Nary An Unpublished Thought







May 10, 2008: Whose Ox Is Gored?

As we consider the Advisory Committee on the Constitution (ACC) advice regarding "transitional presbyteries" (Item 07-13) and the questions regarding G-6.0108a (Items 05-16 and 05-17), a question comes up: why is the ACC so hot to have an authoritative interpretation in one, and not to make a clerical -- albeit constitutional -- change in the other?

This got me to thinking. The ACC is recommending a review process for something strictly limited to presbytery discretion; and seeking to avoid a review process for something that is specifically not limited to presbytery discretion. It seems backwards.

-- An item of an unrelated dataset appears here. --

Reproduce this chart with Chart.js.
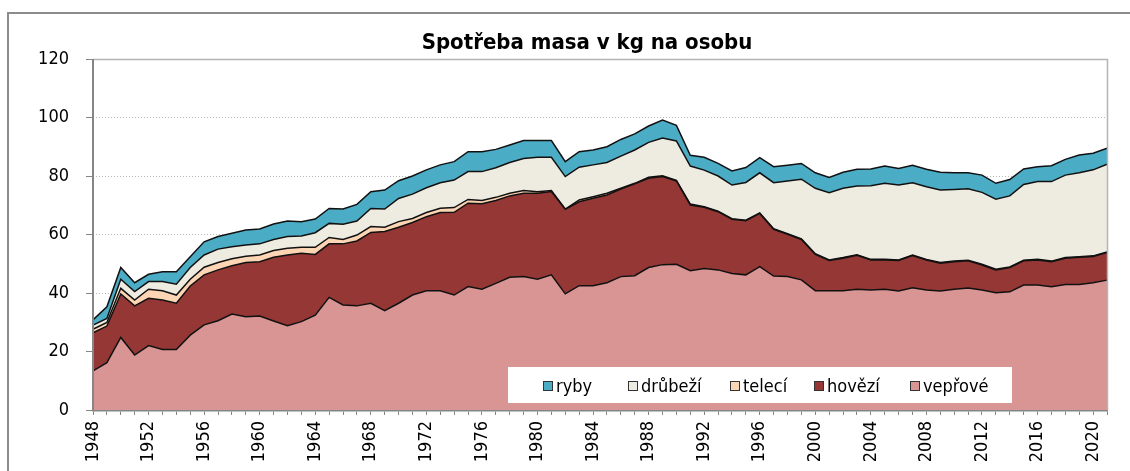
<!DOCTYPE html>
<html><head><meta charset="utf-8">
<script src="https://cdn.jsdelivr.net/npm/chart.js@4/dist/chart.umd.min.js"></script>
<style>html,body{margin:0;padding:0;background:#fff;overflow:hidden}#wrap{position:relative;width:1130px;height:471px}</style>
</head><body><div id="wrap"><canvas id="c" width="1130" height="471"></canvas></div>
<script>
const years = [1948,1949,1950,1951,1952,1953,1954,1955,1956,1957,1958,1959,1960,1961,1962,1963,1964,1965,1966,1967,1968,1969,1970,1971,1972,1973,1974,1975,1976,1977,1978,1979,1980,1981,1982,1983,1984,1985,1986,1987,1988,1989,1990,1991,1992,1993,1994,1995,1996,1997,1998,1999,2000,2001,2002,2003,2004,2005,2006,2007,2008,2009,2010,2011,2012,2013,2014,2015,2016,2017,2018,2019,2020,2021];

const veprove = [13.4,16.2,24.8,18.8,22.0,20.7,20.7,25.6,29.1,30.5,32.8,31.9,32.1,30.4,28.8,30.2,32.4,38.5,35.9,35.6,36.5,34.0,36.5,39.3,40.8,40.8,39.3,42.2,41.3,43.3,45.4,45.6,44.7,46.2,39.7,42.5,42.5,43.5,45.6,45.9,48.7,49.7,49.8,47.6,48.4,47.9,46.7,46.2,49.0,45.8,45.6,44.5,40.8,40.8,40.8,41.3,41.0,41.3,40.7,41.8,41.0,40.7,41.3,41.7,41.0,40.1,40.4,42.7,42.7,42.1,42.9,42.9,43.5,44.4];
const hovezi = [13.0,12.5,14.9,16.8,16.2,16.9,15.8,16.8,17.1,17.4,16.5,18.5,18.6,21.8,24.2,23.4,20.8,18.3,20.9,22.2,24.2,27.0,26.0,24.8,25.3,26.7,28.3,28.5,29.2,28.3,27.8,28.5,29.4,28.5,28.9,28.7,29.9,30.0,29.9,31.4,30.5,30.1,28.5,22.5,20.9,19.9,18.5,18.5,18.2,16.0,14.5,13.8,12.4,10.3,11.1,11.6,10.3,10.0,10.4,11.0,10.3,9.5,9.4,9.3,8.6,7.8,8.3,8.3,8.6,8.6,9.0,9.3,9.0,9.4];
const teleci = [1.2,1.2,1.9,2.0,3.1,3.2,2.8,2.3,2.6,2.5,2.4,2.2,2.3,2.3,2.3,2.0,2.4,2.2,1.5,2.0,2.0,1.5,1.9,1.4,1.4,1.5,1.6,1.3,1.1,1.1,0.9,0.9,0.5,0.3,0.1,0.6,0.5,0.6,0.3,0.2,0.4,0.3,0.2,0.3,0.2,0.2,0.2,0.2,0.2,0.2,0.2,0.2,0.2,0.2,0.2,0.2,0.2,0.2,0.2,0.2,0.2,0.2,0.2,0.2,0.2,0.2,0.2,0.2,0.2,0.2,0.2,0.2,0.2,0.2];
const drubezi = [1.4,1.4,3.1,2.9,2.6,3.1,3.7,4.0,4.2,4.6,4.1,3.8,3.8,3.8,4.0,3.9,5.0,4.8,5.2,4.8,6.2,6.2,7.9,8.3,8.5,8.7,9.4,9.5,9.9,10.1,10.5,11.0,11.8,11.4,11.1,11.2,10.9,10.5,11.0,11.4,11.9,12.9,13.5,13.0,12.5,12.0,11.5,12.9,13.7,15.7,18.0,20.4,22.4,23.0,23.7,23.5,25.2,26.0,25.6,24.7,24.8,24.8,24.5,24.4,24.6,24.0,24.3,25.9,26.6,27.2,28.2,28.7,29.4,30.0];
const ryby = [1.8,4.0,4.0,3.0,2.5,3.4,4.3,3.7,4.5,4.3,4.6,5.1,5.1,5.3,5.3,4.9,4.7,5.1,5.2,5.7,5.7,6.5,6.1,6.2,6.1,6.1,6.3,6.8,6.8,6.3,6.0,6.1,5.7,5.7,5.1,5.3,5.1,5.4,5.7,5.5,5.6,6.1,5.3,3.7,4.4,4.3,4.8,5.1,5.2,5.5,5.4,5.4,5.3,5.2,5.5,5.7,5.7,5.9,5.7,6.0,6.0,6.1,5.7,5.5,5.9,5.4,5.6,5.3,5.1,5.4,5.4,6.1,5.7,5.5];

const seriesNames = ['vepřové','hovězí','telecí','drůbeží','ryby'];
const seriesValues = [veprove, hovezi, teleci, drubezi, ryby];
const legendOrder = ['ryby','drůbeží','telecí','hovězí','vepřové'];
const yTickValues = [0,20,40,60,80,100,120];
const chartTitle = 'Spotřeba masa v kg na osobu';

const colors = {'vepřové':'#d99594','hovězí':'#953735','telecí':'#fcd5b5','drůbeží':'#eeece1','ryby':'#4bacc6'};
const FONT = "'DejaVu Sans Condensed','DejaVu Sans',sans-serif";

const datasets = seriesNames.map((n,i)=>({
  label:n, data:seriesValues[i], backgroundColor:colors[n], borderColor:'#111',
  borderWidth:1.5, pointRadius:0, tension:0, fill: i===0?'origin':'-1'
}));

const decor = {
  id:'decor',
  beforeDraw(chart){
    const ctx=chart.ctx; ctx.save();
    ctx.fillStyle='#fff'; ctx.fillRect(0,0,chart.width,chart.height);
    ctx.strokeStyle='#8c8c8c'; ctx.lineWidth=2;
    ctx.beginPath(); ctx.moveTo(8,chart.height); ctx.lineTo(8,13); ctx.lineTo(chart.width,13); ctx.stroke();
    ctx.restore();
  },
  afterDatasetsDraw(chart){
    const ctx=chart.ctx, a=chart.chartArea; ctx.save();
    ctx.strokeStyle='#b4b4b4'; ctx.lineWidth=1.5;
    ctx.beginPath(); ctx.moveTo(a.left,a.top+0.5); ctx.lineTo(a.right+0.5,a.top+0.5); ctx.lineTo(a.right+0.5,a.bottom); ctx.stroke();
    ctx.strokeStyle='#868686'; ctx.lineWidth=2;
    ctx.beginPath(); ctx.moveTo(a.left,a.top); ctx.lineTo(a.left,a.bottom); ctx.stroke();
    const lx=508, ly=367, lw=504, lh=36;
    ctx.fillStyle='#fff'; ctx.fillRect(lx,ly,lw,lh);
    const itemX=[543,628,730,814,910];
    ctx.font="18px "+FONT; ctx.textBaseline='alphabetic'; ctx.textAlign='left';
    legendOrder.forEach((n,i)=>{
      const x=itemX[i];
      ctx.fillStyle=colors[n]; ctx.fillRect(x,381,10,10);
      ctx.strokeStyle='#333'; ctx.lineWidth=1; ctx.strokeRect(x+0.5,381.5,9,9);
      ctx.fillStyle='#000'; ctx.fillText(n,x+13,392);
    });
    ctx.restore();
  },
  afterDraw(chart){
    const ctx=chart.ctx; ctx.save();
    let size=22;
    ctx.font="bold "+size+"px "+FONT;
    while(ctx.measureText(chartTitle).width>345 && size>12){size-=0.5; ctx.font="bold "+size+"px "+FONT;}
    ctx.fillStyle='#000'; ctx.textAlign='center'; ctx.textBaseline='alphabetic';
    ctx.fillText(chartTitle,587,49);
    ctx.restore();
  }
};

new Chart(document.getElementById('c'),{
  type:'line',
  data:{labels:years, datasets},
  plugins:[decor],
  options:{
    responsive:false, devicePixelRatio:1, animation:false,
    layout:{padding:{left:0,right:23,top:59,bottom:0}},
    plugins:{legend:{display:false},title:{display:false},tooltip:{enabled:false}},
    elements:{line:{borderJoinStyle:'miter'}},
    scales:{
      x:{
        z:1,
        grid:{drawOnChartArea:false,drawTicks:true,tickLength:5,tickColor:'#868686',tickWidth:1},
        border:{display:true,color:'#868686',width:2.5},
        ticks:{autoSkip:false,minRotation:90,maxRotation:90,padding:6,color:'#000',
          font:{family:FONT,size:18},
          callback:(v,i)=> years[i]%4===0 ? String(years[i]) : ''},
        afterFit:(s)=>{s.height=61; s.paddingLeft=0; s.paddingRight=0;}
      },
      y:{
        stacked:true, min:0, max:120,
        afterBuildTicks:(s)=>{s.ticks=yTickValues.map(v=>({value:v}));},
        grid:{color:(c)=>c.tick&&c.tick.value===0?'rgba(0,0,0,0)':'#b8b8b8',lineWidth:1,drawTicks:true,tickLength:7,tickColor:'#868686',tickBorderDash:[]},
        border:{display:false,dash:[1,2]},
        ticks:{padding:17,color:'#000',font:{family:FONT,size:18}},
        afterFit:(s)=>{s.width=93; s.paddingTop=0; s.paddingBottom=0;}
      }
    }
  }
});
</script></body></html>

At the risk of being redundant, let me write it again to see if I understand it correctly:

On the one hand, the ACC advice is presbyteries should not be trusted with property decisions the constitution specifically grants to the presbyteries. Despite the specific constitutional provisions limiting the authority to make property decisions to the presbytery (G-11.0103i, G-8.0301), the ACC recommendation would function to restrict the authority of presbyteries by insinuating a review process by higher governing bodies.

On the other hand, the ACC advice is presbyteries should be exclusively trusted with ordination decisions that apply to the entire church. The ACC argued that no constitutional change was needed despite the GA PJC's footnote #3 -- which speculated about the impact removing ordination questions from the Form of Government had on the interpretation of G-6.0108a.

Presbyteries must not be trusted for property. Presbyteries must be trusted for ordination. Property is essential. Ordination is local option.


This is the old institutional mindset protecting property. Consciously or not, the message the ACC is conveying is that property binds us together, not our confessional heritage. You can have local option on anything but property -- because that's what is really important.

So what? What should we do about it? Remember. Remember what it is that the ACC is doing: it is advising. It does not have the authority to bind commissioners, to vote for commissioners, to compel commissioners to do or not do anything. It is an institutional version of this blog -- authoritative only insofar is it is persuasive.

As for these two bits of ACC advise, I am not persuaded. As for my two bits; well, that's up to you.